### TASK OBJECTIVE
Copy the records below exactly, leaving out any pictures.

### MATERIAL
----
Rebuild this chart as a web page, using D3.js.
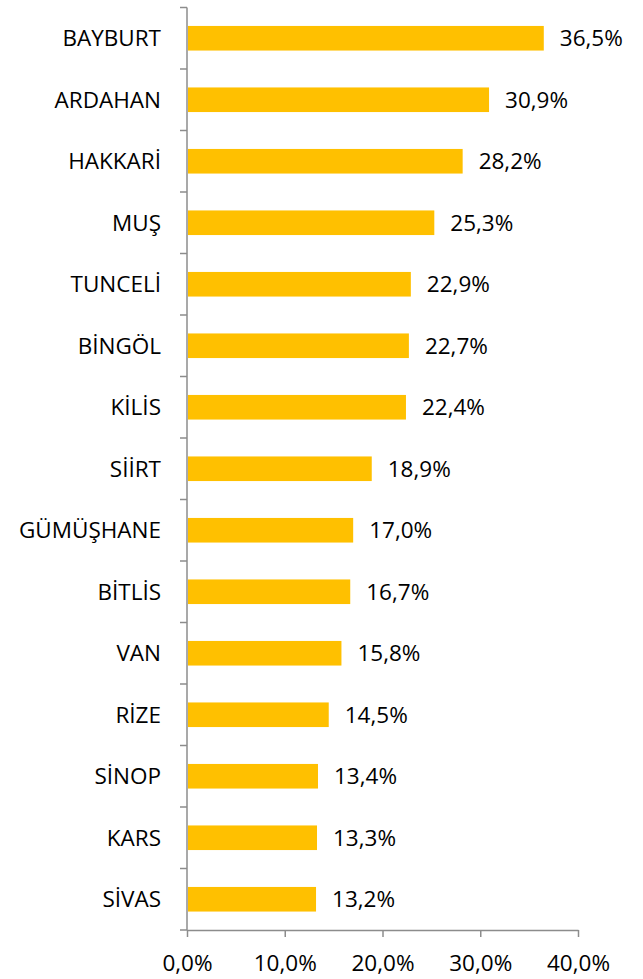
<!DOCTYPE html>
<html>
<head>
<meta charset="utf-8">
<script src="https://cdn.jsdelivr.net/npm/d3@7"></script>
<style>
  body { margin: 0; background: #fff; }
  text { font-family: "Open Sans", sans-serif; fill: #000; }
</style>
</head>
<body>
<svg id="chart" width="643" height="979"></svg>
<script>
var provinces = ["BAYBURT", "ARDAHAN", "HAKKARİ", "MUŞ", "TUNCELİ", "BİNGÖL", "KİLİS", "SİİRT",
  "GÜMÜŞHANE", "BİTLİS", "VAN", "RİZE", "SİNOP", "KARS", "SİVAS"];
var shares = [36.5, 30.9, 28.2, 25.3, 22.9, 22.7, 22.4, 18.9, 17.0, 16.7, 15.8, 14.5, 13.4, 13.3, 13.2];
var xTicks = [0, 10, 20, 30, 40];

var fmt = function (v) { return v.toFixed(1).replace('.', ',') + '%'; };

(function drawChart() {
  var svg = d3.select("#chart"),
    left = 187, right = 578, top = 7.5, bottom = 930,
    axisColor = "#8c8c8c",
    fontSize = 22.5;

  var xScale = d3.scaleLinear().domain([0, 40]).range([left, right]),
    yScale = d3.scaleBand().domain(provinces).range([top, bottom])
      .paddingInner(0.6).paddingOuter(0.3);

  var data = provinces.map(function (p, i) { return { name: p, value: shares[i] }; });

  // bars
  svg.selectAll('.bar')
    .data(data)
    .enter().append('rect')
    .attr('class', 'bar')
    .attr('x', xScale(0) + 1)
    .attr('y', function (d) { return yScale(d.name); })
    .attr('width', function (d) { return xScale(d.value) - xScale(0) - 1; })
    .attr('height', yScale.bandwidth())
    .attr('fill', '#ffc000');

  // value labels
  svg.selectAll('.value')
    .data(data)
    .enter().append('text')
    .attr('class', 'value')
    .attr('x', function (d) { return xScale(d.value) + 16; })
    .attr('y', function (d) { return yScale(d.name) + yScale.bandwidth() / 2; })
    .attr('dy', '0.36em')
    .attr('font-size', fontSize)
    .text(function (d) { return fmt(d.value); });

  // category labels
  svg.selectAll('.name')
    .data(data)
    .enter().append('text')
    .attr('class', 'name')
    .attr('text-anchor', 'end')
    .attr('x', 161)
    .attr('y', function (d) { return yScale(d.name) + yScale.bandwidth() / 2; })
    .attr('dy', '0.36em')
    .attr('font-size', fontSize)
    .text(function (d) { return d.name; });

  // y axis line and ticks between categories
  var step = yScale.step();
  var yTickPos = d3.range(provinces.length + 1).map(function (i) { return top + i * step; });
  svg.append('line')
    .attr('x1', left).attr('x2', left)
    .attr('y1', top).attr('y2', bottom)
    .attr('stroke', axisColor).attr('stroke-width', 1.5);
  svg.selectAll('.ytick')
    .data(yTickPos)
    .enter().append('line')
    .attr('class', 'ytick')
    .attr('x1', left - 7).attr('x2', left)
    .attr('y1', function (d) { return d; }).attr('y2', function (d) { return d; })
    .attr('stroke', axisColor).attr('stroke-width', 1.5);

  // x axis
  var xAxis = d3.axisBottom(xScale)
    .tickValues(xTicks)
    .tickSizeInner(7)
    .tickSizeOuter(0)
    .tickPadding(18)
    .tickFormat(function (v) { return fmt(v); });

  var gx = svg.append('g')
    .attr('transform', 'translate(0,' + bottom + ')')
    .call(xAxis);
  gx.select('.domain').attr('stroke', axisColor).attr('stroke-width', 1.5);
  gx.selectAll('.tick line').attr('stroke', axisColor).attr('stroke-width', 1.5);
  gx.selectAll('.tick text')
    .attr('font-family', '"Open Sans", sans-serif')
    .attr('font-size', fontSize)
    .attr('fill', '#000');
})();
</script>
</body>
</html>
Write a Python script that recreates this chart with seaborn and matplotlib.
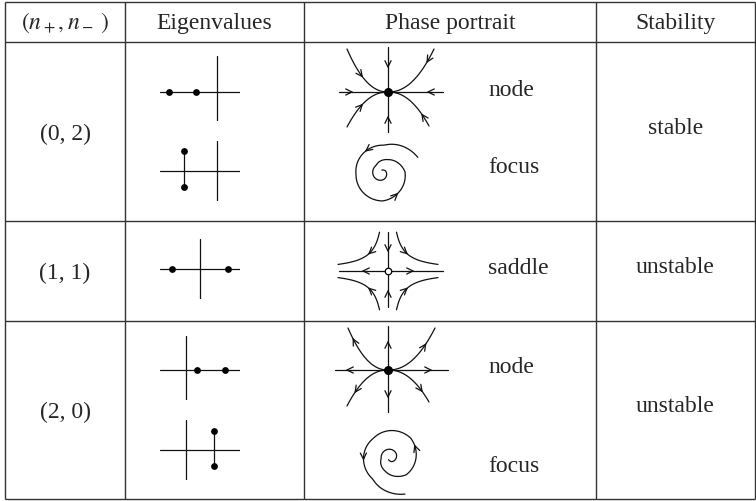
----
### FULL SOLUTION
Rebuild this chart as a web page, using D3.js.
<!DOCTYPE html>
<html>
<head>
<meta charset="utf-8">
<script src="https://cdn.jsdelivr.net/npm/d3@7"></script>
<style>
  body { margin: 0; background: #fff; }
  text { font-family: "Open Sans", sans-serif; fill: #000; }
</style>
</head>
<body>
<svg id="chart" width="643" height="979"></svg>
<script>
var provinces = ["BAYBURT", "ARDAHAN", "HAKKARİ", "MUŞ", "TUNCELİ", "BİNGÖL", "KİLİS", "SİİRT",
  "GÜMÜŞHANE", "BİTLİS", "VAN", "RİZE", "SİNOP", "KARS", "SİVAS"];
var shares = [36.5, 30.9, 28.2, 25.3, 22.9, 22.7, 22.4, 18.9, 17.0, 16.7, 15.8, 14.5, 13.4, 13.3, 13.2];
var xTicks = [0, 10, 20, 30, 40];

var fmt = function (v) { return v.toFixed(1).replace('.', ',') + '%'; };

(function drawChart() {
  var svg = d3.select("#chart"),
    left = 187, right = 578, top = 7.5, bottom = 930,
    axisColor = "#8c8c8c",
    fontSize = 22.5;

  var xScale = d3.scaleLinear().domain([0, 40]).range([left, right]),
    yScale = d3.scaleBand().domain(provinces).range([top, bottom])
      .paddingInner(0.6).paddingOuter(0.3);

  var data = provinces.map(function (p, i) { return { name: p, value: shares[i] }; });

  // bars
  svg.selectAll('.bar')
    .data(data)
    .enter().append('rect')
    .attr('class', 'bar')
    .attr('x', xScale(0) + 1)
    .attr('y', function (d) { return yScale(d.name); })
    .attr('width', function (d) { return xScale(d.value) - xScale(0) - 1; })
    .attr('height', yScale.bandwidth())
    .attr('fill', '#ffc000');

  // value labels
  svg.selectAll('.value')
    .data(data)
    .enter().append('text')
    .attr('class', 'value')
    .attr('x', function (d) { return xScale(d.value) + 16; })
    .attr('y', function (d) { return yScale(d.name) + yScale.bandwidth() / 2; })
    .attr('dy', '0.36em')
    .attr('font-size', fontSize)
    .text(function (d) { return fmt(d.value); });

  // category labels
  svg.selectAll('.name')
    .data(data)
    .enter().append('text')
    .attr('class', 'name')
    .attr('text-anchor', 'end')
    .attr('x', 161)
    .attr('y', function (d) { return yScale(d.name) + yScale.bandwidth() / 2; })
    .attr('dy', '0.36em')
    .attr('font-size', fontSize)
    .text(function (d) { return d.name; });

  // y axis line and ticks between categories
  var step = yScale.step();
  var yTickPos = d3.range(provinces.length + 1).map(function (i) { return top + i * step; });
  svg.append('line')
    .attr('x1', left).attr('x2', left)
    .attr('y1', top).attr('y2', bottom)
    .attr('stroke', axisColor).attr('stroke-width', 1.5);
  svg.selectAll('.ytick')
    .data(yTickPos)
    .enter().append('line')
    .attr('class', 'ytick')
    .attr('x1', left - 7).attr('x2', left)
    .attr('y1', function (d) { return d; }).attr('y2', function (d) { return d; })
    .attr('stroke', axisColor).attr('stroke-width', 1.5);

  // x axis
  var xAxis = d3.axisBottom(xScale)
    .tickValues(xTicks)
    .tickSizeInner(7)
    .tickSizeOuter(0)
    .tickPadding(18)
    .tickFormat(function (v) { return fmt(v); });

  var gx = svg.append('g')
    .attr('transform', 'translate(0,' + bottom + ')')
    .call(xAxis);
  gx.select('.domain').attr('stroke', axisColor).attr('stroke-width', 1.5);
  gx.selectAll('.tick line').attr('stroke', axisColor).attr('stroke-width', 1.5);
  gx.selectAll('.tick text')
    .attr('font-family', '"Open Sans", sans-serif')
    .attr('font-size', fontSize)
    .attr('fill', '#000');
})();
</script>
</body>
</html>
Write a Python script that recreates this chart with seaborn and matplotlib.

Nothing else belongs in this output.